The early part of the Anglo Saxon Chronicle contains the frequent use of eponyms. The chronicle's entry for 477 names Ælle's sons as Cymen, Wlenking, and Cissa. All three of Ælle's 'sons' have names "which conveniently link to ancient or surviving place-names". Cymenshore, the landing place where the invasion started, is named after Cymen, Lancing after Wlenking and Chichester after Cissa. Conceivably the names of Ælle's sons were derived from the place-names as the legends of the origins of the South Saxons evolved; or perhaps the legends themselves gave rise to the place-names.

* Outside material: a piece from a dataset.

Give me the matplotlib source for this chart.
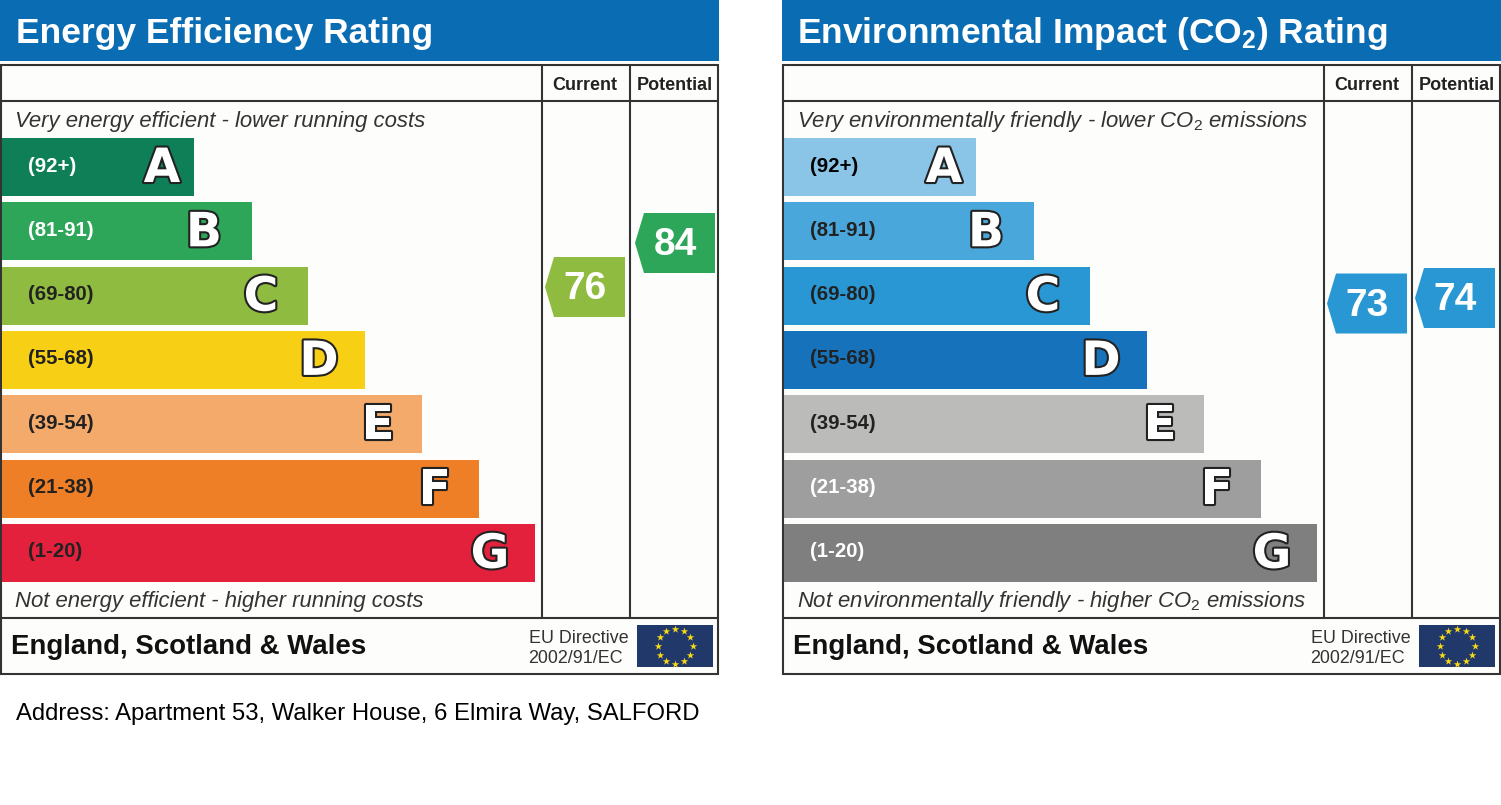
import matplotlib
matplotlib.use('Agg')
import numpy as np
import matplotlib.pyplot as plt
import matplotlib.patheffects as pe
from matplotlib.patches import Rectangle, Polygon

plt.rcParams['font.family'] = ['Liberation Sans', 'DejaVu Sans']
plt.rcParams['mathtext.fontset'] = 'custom'
plt.rcParams['mathtext.rm'] = 'Liberation Sans'
plt.rcParams['mathtext.it'] = 'Liberation Sans:italic'
plt.rcParams['mathtext.bf'] = 'Liberation Sans:bold'

# data
bands = ['A', 'B', 'C', 'D', 'E', 'F', 'G']
ranges = ['(92+)', '(81-91)', '(69-80)', '(55-68)', '(39-54)', '(21-38)', '(1-20)']
bar_lengths = [192, 250, 306, 363, 420, 477, 533]
letter_inset = [32, 48, 47, 46, 44, 44, 45]
energy_colors = ['#0f7f58', '#2da65a', '#8fbc40', '#f7cf15', '#f4aa6b', '#ee7f26', '#e3213c']
co2_colors = ['#8ac4e7', '#4aa7dc', '#2897d3', '#1673bb', '#bbbbb9', '#9e9e9e', '#7f7f7f']
energy_text = ['white', 'white', '#222222', '#222222', '#222222', '#222222', '#222222']
co2_text = ['black', '#222222', '#222222', '#222222', '#222222', 'white', 'white']
energy_scores = [76, 84]
co2_scores = [73, 74]
energy_score_colors = ['#8fbc40', '#2da65a']
co2_score_colors = ['#2897d3', '#2897d3']

LINE = '#333333'
fig = plt.figure(figsize=(15.01, 8.05), dpi=100, facecolor='white')
ax = fig.add_axes([0, 0, 1, 1])
ax.set_xlim(0, 1501)
ax.set_ylim(805, 0)
ax.axis('off')


def score_y(score):
    return 287 - 5.5 * (score - 76)


def draw_stars(cx, cy):
    ang = np.deg2rad(np.arange(0, 360, 30))
    ax.scatter(cx + 17.5 * np.cos(ang), cy + 17.5 * np.sin(ang), marker='*', s=32,
               color='#f7d917', linewidths=0, zorder=4)


def draw_panel(x0, title, top, bottom, colors, text_colors, scores, score_colors):
    ax.add_patch(Rectangle((x0, 0), 719, 61, fc='#0a6cb3', ec='none'))
    ax.text(x0 + (15 if x0 else 16), 33, title, color='white', fontsize=25.5, fontweight='bold', va='center')
    ax.add_patch(Rectangle((x0 + 1, 65), 717, 609, fc='#fdfdfb', ec=LINE, lw=1.5, zorder=3))
    for y in [101, 618]:
        ax.plot([x0, x0 + 719], [y, y], color=LINE, lw=1.5, zorder=3, solid_capstyle='butt')
    for x in [x0 + 542, x0 + 630]:
        ax.plot([x, x], [65, 618], color=LINE, lw=1.5, zorder=3, solid_capstyle='butt')
    ax.text(x0 + 585, 85, 'Current', color='#222222', fontsize=13, fontweight='bold',
            ha='center', va='center', zorder=4)
    ax.text(x0 + 674.5, 85, 'Potential', color='#222222', fontsize=13, fontweight='bold',
            ha='center', va='center', zorder=4)
    ax.text(x0 + 15, 121, top, color='#333333', fontsize=15.9, style='italic', va='center', zorder=4)
    ax.text(x0 + 15, 601, bottom, color='#333333', fontsize=15.9, style='italic', va='center', zorder=4)

    for i, band in enumerate(bands):
        y = 138 + i * 64.3
        ax.add_patch(Rectangle((x0 + 2, y), bar_lengths[i], 58, fc=colors[i], ec='none', zorder=4))
        ax.text(x0 + 28, y + 28, ranges[i], color=text_colors[i], fontsize=14.7, fontweight='bold',
                va='center', zorder=5)
        ax.text(x0 + bar_lengths[i] + 2 - letter_inset[i], y + 31.5, band, color='white', fontsize=34,
                fontweight='bold', family='DejaVu Sans', ha='center', va='center', zorder=5,
                path_effects=[pe.withStroke(linewidth=3, foreground='#222222')])

    for j, (score, col) in enumerate(zip(scores, score_colors)):
        left = x0 + 545 + j * 90 - (x0 > 0) * j * 2
        yc = score_y(score)
        pts = [(left, yc), (left + 9, yc - 30), (left + 80, yc - 30), (left + 80, yc + 30), (left + 9, yc + 30)]
        ax.add_patch(Polygon(pts, closed=True, fc=col, ec='none', zorder=4))
        ax.text(left + 40, yc + 2, str(score), color='white', fontsize=28, fontweight='bold',
                ha='center', va='center', zorder=5)

    ax.text(x0 + 11, 647, 'England, Scotland & Wales', color='#111111', fontsize=19.9, fontweight='bold',
            va='center', zorder=4)
    ax.text(x0 + 529, 638, 'EU Directive', color='#333333', fontsize=12.9, va='center', zorder=4)
    ax.text(x0 + 528, 658, '2002/91/EC', color='#333333', fontsize=12.9, va='center', zorder=4)
    ax.add_patch(Rectangle((x0 + 637, 625), 76, 42, fc='#21386b', ec='none', zorder=4))
    draw_stars(x0 + 675, 646)


draw_panel(0, 'Energy Efficiency Rating', 'Very energy efficient - lower running costs',
           'Not energy efficient - higher running costs', energy_colors, energy_text,
           energy_scores, energy_score_colors)
draw_panel(782, r'Environmental Impact (CO$_{\mathbf{2}}$) Rating',
           r'Very environmentally friendly - lower CO$_{2}$ emissions',
           r'Not environmentally friendly - higher CO$_{2}$ emissions', co2_colors, co2_text,
           co2_scores, co2_score_colors)

ax.text(16, 714, 'Address: Apartment 53, Walker House, 6 Elmira Way, SALFORD', color='black',
        fontsize=17.2, va='center')

fig.savefig('out.png', dpi=100)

Another place name potentially associated with Cissa (pronounced 'Chissa') is the Iron Age hill fort Cissbury Ring, near Cissbury, which William Camden said "plainly bespeaks it the work of king Cissa". The association of Cissbury with Cissa is a 16th-century antiquarian invention. Records show that Cissbury was known as Sissabury in 1610, Cesars Bury in 1663, Cissibury in 1732 and Sizebury in 1744. A local tradition suggests that the camp was built and named after Cæsar.
 It is thought possible that Cissbury was used in the late Anglo-Saxon period, during the reigns of Ethelred II and Cnut as a mint. Old Iron Age forts were used as mints, during dangerous times, such as when there were frequent Viking raids. However, there has been no archaeological confirmation of Cissbury being occupied by Anglo-Saxons.